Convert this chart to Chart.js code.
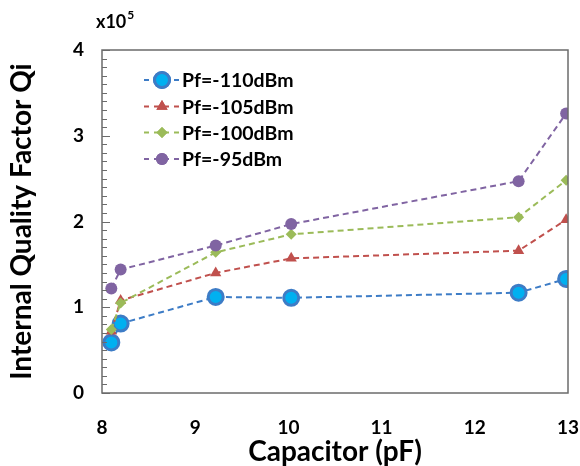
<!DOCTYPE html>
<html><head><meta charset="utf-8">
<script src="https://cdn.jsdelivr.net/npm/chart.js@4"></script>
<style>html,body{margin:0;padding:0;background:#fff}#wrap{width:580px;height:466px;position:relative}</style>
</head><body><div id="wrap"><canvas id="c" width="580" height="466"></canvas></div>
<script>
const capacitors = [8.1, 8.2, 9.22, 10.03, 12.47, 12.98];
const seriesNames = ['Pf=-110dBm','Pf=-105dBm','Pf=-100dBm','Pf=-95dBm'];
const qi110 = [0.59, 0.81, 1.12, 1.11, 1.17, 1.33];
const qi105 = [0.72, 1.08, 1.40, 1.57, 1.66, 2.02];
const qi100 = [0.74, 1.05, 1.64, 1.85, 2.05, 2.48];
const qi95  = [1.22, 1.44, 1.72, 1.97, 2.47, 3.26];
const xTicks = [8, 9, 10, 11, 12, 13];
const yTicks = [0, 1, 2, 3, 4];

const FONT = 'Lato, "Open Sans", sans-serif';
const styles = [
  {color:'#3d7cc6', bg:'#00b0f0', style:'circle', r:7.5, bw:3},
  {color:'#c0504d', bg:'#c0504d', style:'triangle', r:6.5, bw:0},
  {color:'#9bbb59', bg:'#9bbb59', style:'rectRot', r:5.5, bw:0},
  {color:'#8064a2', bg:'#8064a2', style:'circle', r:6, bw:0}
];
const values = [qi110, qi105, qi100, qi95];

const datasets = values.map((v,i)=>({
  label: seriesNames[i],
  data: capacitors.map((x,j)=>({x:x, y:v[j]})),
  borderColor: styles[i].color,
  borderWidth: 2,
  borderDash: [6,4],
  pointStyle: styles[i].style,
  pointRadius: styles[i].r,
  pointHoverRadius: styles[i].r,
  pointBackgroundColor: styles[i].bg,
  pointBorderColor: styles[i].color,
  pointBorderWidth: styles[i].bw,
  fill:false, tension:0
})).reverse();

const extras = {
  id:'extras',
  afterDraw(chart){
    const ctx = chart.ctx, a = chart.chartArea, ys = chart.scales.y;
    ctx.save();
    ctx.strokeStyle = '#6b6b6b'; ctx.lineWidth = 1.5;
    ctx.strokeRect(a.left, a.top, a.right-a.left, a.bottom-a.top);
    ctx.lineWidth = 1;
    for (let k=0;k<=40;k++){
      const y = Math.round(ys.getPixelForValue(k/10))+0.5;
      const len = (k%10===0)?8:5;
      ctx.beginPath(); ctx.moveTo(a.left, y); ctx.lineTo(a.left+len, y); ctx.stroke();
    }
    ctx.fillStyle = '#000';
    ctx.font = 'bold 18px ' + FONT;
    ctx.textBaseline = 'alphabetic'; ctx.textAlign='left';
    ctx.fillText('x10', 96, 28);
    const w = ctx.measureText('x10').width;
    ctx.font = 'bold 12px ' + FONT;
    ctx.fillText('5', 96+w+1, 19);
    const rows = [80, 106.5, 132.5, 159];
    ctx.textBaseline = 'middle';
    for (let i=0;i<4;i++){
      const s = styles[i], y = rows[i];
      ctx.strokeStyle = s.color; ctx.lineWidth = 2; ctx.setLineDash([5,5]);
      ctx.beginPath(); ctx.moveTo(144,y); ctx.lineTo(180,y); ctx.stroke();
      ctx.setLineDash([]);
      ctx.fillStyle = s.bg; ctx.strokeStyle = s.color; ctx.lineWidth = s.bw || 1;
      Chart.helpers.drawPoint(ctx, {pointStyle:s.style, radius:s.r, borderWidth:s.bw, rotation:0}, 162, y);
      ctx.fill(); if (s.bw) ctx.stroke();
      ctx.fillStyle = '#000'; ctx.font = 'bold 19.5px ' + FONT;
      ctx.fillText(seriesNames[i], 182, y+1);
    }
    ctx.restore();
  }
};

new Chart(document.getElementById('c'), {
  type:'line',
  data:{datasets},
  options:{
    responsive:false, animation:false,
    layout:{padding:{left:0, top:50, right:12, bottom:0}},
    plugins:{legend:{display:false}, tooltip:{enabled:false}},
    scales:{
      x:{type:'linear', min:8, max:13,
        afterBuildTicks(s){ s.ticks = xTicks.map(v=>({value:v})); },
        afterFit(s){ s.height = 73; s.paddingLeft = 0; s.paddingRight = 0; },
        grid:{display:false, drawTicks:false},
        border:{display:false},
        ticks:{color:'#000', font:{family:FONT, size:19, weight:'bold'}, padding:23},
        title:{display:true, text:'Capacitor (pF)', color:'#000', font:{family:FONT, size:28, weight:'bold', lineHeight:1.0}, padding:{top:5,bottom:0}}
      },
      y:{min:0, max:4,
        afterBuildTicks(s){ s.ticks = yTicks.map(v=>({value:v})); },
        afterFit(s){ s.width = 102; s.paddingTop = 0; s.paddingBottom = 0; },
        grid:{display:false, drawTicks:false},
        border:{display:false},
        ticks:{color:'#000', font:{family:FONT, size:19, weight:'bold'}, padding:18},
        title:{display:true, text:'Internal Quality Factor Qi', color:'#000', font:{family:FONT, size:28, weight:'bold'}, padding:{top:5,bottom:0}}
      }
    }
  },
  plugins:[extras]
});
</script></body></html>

........

What the exercise asks
Write the listing above out again exactly, dropping each image.

Solution to this exercise
Convert this chart to Chart.js code.
<!DOCTYPE html>
<html><head><meta charset="utf-8">
<script src="https://cdn.jsdelivr.net/npm/chart.js@4"></script>
<style>html,body{margin:0;padding:0;background:#fff}#wrap{width:580px;height:466px;position:relative}</style>
</head><body><div id="wrap"><canvas id="c" width="580" height="466"></canvas></div>
<script>
const capacitors = [8.1, 8.2, 9.22, 10.03, 12.47, 12.98];
const seriesNames = ['Pf=-110dBm','Pf=-105dBm','Pf=-100dBm','Pf=-95dBm'];
const qi110 = [0.59, 0.81, 1.12, 1.11, 1.17, 1.33];
const qi105 = [0.72, 1.08, 1.40, 1.57, 1.66, 2.02];
const qi100 = [0.74, 1.05, 1.64, 1.85, 2.05, 2.48];
const qi95  = [1.22, 1.44, 1.72, 1.97, 2.47, 3.26];
const xTicks = [8, 9, 10, 11, 12, 13];
const yTicks = [0, 1, 2, 3, 4];

const FONT = 'Lato, "Open Sans", sans-serif';
const styles = [
  {color:'#3d7cc6', bg:'#00b0f0', style:'circle', r:7.5, bw:3},
  {color:'#c0504d', bg:'#c0504d', style:'triangle', r:6.5, bw:0},
  {color:'#9bbb59', bg:'#9bbb59', style:'rectRot', r:5.5, bw:0},
  {color:'#8064a2', bg:'#8064a2', style:'circle', r:6, bw:0}
];
const values = [qi110, qi105, qi100, qi95];

const datasets = values.map((v,i)=>({
  label: seriesNames[i],
  data: capacitors.map((x,j)=>({x:x, y:v[j]})),
  borderColor: styles[i].color,
  borderWidth: 2,
  borderDash: [6,4],
  pointStyle: styles[i].style,
  pointRadius: styles[i].r,
  pointHoverRadius: styles[i].r,
  pointBackgroundColor: styles[i].bg,
  pointBorderColor: styles[i].color,
  pointBorderWidth: styles[i].bw,
  fill:false, tension:0
})).reverse();

const extras = {
  id:'extras',
  afterDraw(chart){
    const ctx = chart.ctx, a = chart.chartArea, ys = chart.scales.y;
    ctx.save();
    ctx.strokeStyle = '#6b6b6b'; ctx.lineWidth = 1.5;
    ctx.strokeRect(a.left, a.top, a.right-a.left, a.bottom-a.top);
    ctx.lineWidth = 1;
    for (let k=0;k<=40;k++){
      const y = Math.round(ys.getPixelForValue(k/10))+0.5;
      const len = (k%10===0)?8:5;
      ctx.beginPath(); ctx.moveTo(a.left, y); ctx.lineTo(a.left+len, y); ctx.stroke();
    }
    ctx.fillStyle = '#000';
    ctx.font = 'bold 18px ' + FONT;
    ctx.textBaseline = 'alphabetic'; ctx.textAlign='left';
    ctx.fillText('x10', 96, 28);
    const w = ctx.measureText('x10').width;
    ctx.font = 'bold 12px ' + FONT;
    ctx.fillText('5', 96+w+1, 19);
    const rows = [80, 106.5, 132.5, 159];
    ctx.textBaseline = 'middle';
    for (let i=0;i<4;i++){
      const s = styles[i], y = rows[i];
      ctx.strokeStyle = s.color; ctx.lineWidth = 2; ctx.setLineDash([5,5]);
      ctx.beginPath(); ctx.moveTo(144,y); ctx.lineTo(180,y); ctx.stroke();
      ctx.setLineDash([]);
      ctx.fillStyle = s.bg; ctx.strokeStyle = s.color; ctx.lineWidth = s.bw || 1;
      Chart.helpers.drawPoint(ctx, {pointStyle:s.style, radius:s.r, borderWidth:s.bw, rotation:0}, 162, y);
      ctx.fill(); if (s.bw) ctx.stroke();
      ctx.fillStyle = '#000'; ctx.font = 'bold 19.5px ' + FONT;
      ctx.fillText(seriesNames[i], 182, y+1);
    }
    ctx.restore();
  }
};

new Chart(document.getElementById('c'), {
  type:'line',
  data:{datasets},
  options:{
    responsive:false, animation:false,
    layout:{padding:{left:0, top:50, right:12, bottom:0}},
    plugins:{legend:{display:false}, tooltip:{enabled:false}},
    scales:{
      x:{type:'linear', min:8, max:13,
        afterBuildTicks(s){ s.ticks = xTicks.map(v=>({value:v})); },
        afterFit(s){ s.height = 73; s.paddingLeft = 0; s.paddingRight = 0; },
        grid:{display:false, drawTicks:false},
        border:{display:false},
        ticks:{color:'#000', font:{family:FONT, size:19, weight:'bold'}, padding:23},
        title:{display:true, text:'Capacitor (pF)', color:'#000', font:{family:FONT, size:28, weight:'bold', lineHeight:1.0}, padding:{top:5,bottom:0}}
      },
      y:{min:0, max:4,
        afterBuildTicks(s){ s.ticks = yTicks.map(v=>({value:v})); },
        afterFit(s){ s.width = 102; s.paddingTop = 0; s.paddingBottom = 0; },
        grid:{display:false, drawTicks:false},
        border:{display:false},
        ticks:{color:'#000', font:{family:FONT, size:19, weight:'bold'}, padding:18},
        title:{display:true, text:'Internal Quality Factor Qi', color:'#000', font:{family:FONT, size:28, weight:'bold'}, padding:{top:5,bottom:0}}
      }
    }
  },
  plugins:[extras]
});
</script></body></html>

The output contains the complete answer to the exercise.